Oddero Langhe Bianco Collaretto
Oddero is one of the most historical wineries in Barolo. Dating back to the end of the 18th century, Oddero was one of the first to officially bottle Barolo wines. They also produce only organic wines, which is not a small feat for a legendary producer like themselves.
Like stated earlier, I wanted to showcase some other wine styles from Italy. This Chardonnay/Riesling blend is fresh and vibrant, yet subtle. It demands your attention, but yet, might need a touch more time in the bottle to show its full potential.

Morette Bardolino Chiaretto Rose
Bardolino is very similar in style to our beloved Valpolicella, yet we see little of this wine around. Based off the shore of Lake Garda, this small little region produces wines closer in style to french Pinot Noir than some of those bolder Valpolicella. Thai Rose was one of the favourite wines of the evening. It was super fresh with an intense berry nose. Yet the palate was extremely mineral focused. Super fresh and what I would describe as the perfect patio crusher. So fresh, so vibrant, so perfect!

Rottensteiner Pinot Nero
Pinot Nero, aka Pinot Noir, is not necessarily well known in Italy, but in the Alpine region of Trentino, (i personally believe) its sings! This high altitude allows the grape to ripen into a grape that creates a wine with beautiful elegance. Rottensteiner had been creating wine for over 50 years since Hans Rottensteiner decided to go for his dream. They focus on those elegant grapes of the Alps, especially Pinot Nero. This Pinot was showing very well this evening, with wild berries, fierce minerality and some notes of blossom. Definitely worth a try!

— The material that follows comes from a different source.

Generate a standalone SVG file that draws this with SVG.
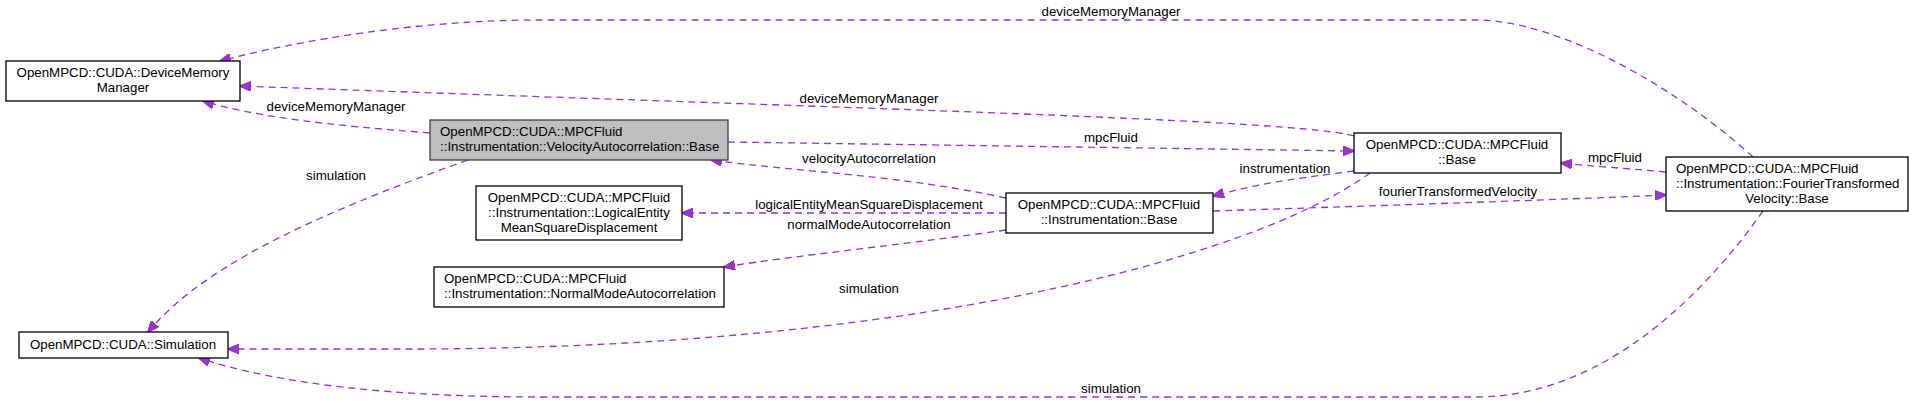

Belisario Lacrima Di Morro D’Alba
Another wine from Belisario. Lacrima is a grape you do not see too often in Calgary, but lucky for us we received a fresh shipment just a couple of weeks before! Lacrima Di Morro D’Alba is a beautiful little appellation in the hills of Marche, one of the most underrated regions in Italy. This wine is 100% Lacrima and is definitely more of a unique style in comparison to other more notable Italian Reds. one of the favourite wines of the evening!

Grosjean Fumin Rovettaz
Grosjean is one of the more notable wineries based in the small Alpine region of Valle D’Aosta. A region full of history and culture, and the only Italian region to have two official languages (Italian and French)! With this high elevation region, the wines typically have more of a cool tone to them, with more acidity, lighter body and a touch more of an austere character. Even so, these wines are incredible. Fumin is one of the native grapes of this region, and definitely worth a try! Limited Stock!

Quintarelli Rosso di Bepi
OK, so this one was a treat for everyone this evening. Giuseppe Quintarelli is probably one of (if not) the producers in Veneto, especially for the Valpolicella appellation. The Rosso del Bepi is a blend of 55% Corvina and Corvinone, 30% Rondinella, 15% Cabernet Sauvignon, Nebbiolo, Croatina and Sangiovese. This wine is essentially a declassified Amarone. The grapes are hand-harvested and left to dry in wooden boxes or rush mats as in traditional Amarone production. The grapes are usually pressed in January after the development of noble rot on the dried grapes and after a 20 maceration, alcoholic fermentation begins with indigenous yeasts. Fermentation lasts 45 days and the wine is then racked and aged in Slavonian oak barrels for 7 years. Alcoholic fermentation continues during this period, so the result is a dry wine that is concentrated, rich and powerful.

Thank you to everyone who attended this evening, and special thanks to Peasant Cheese!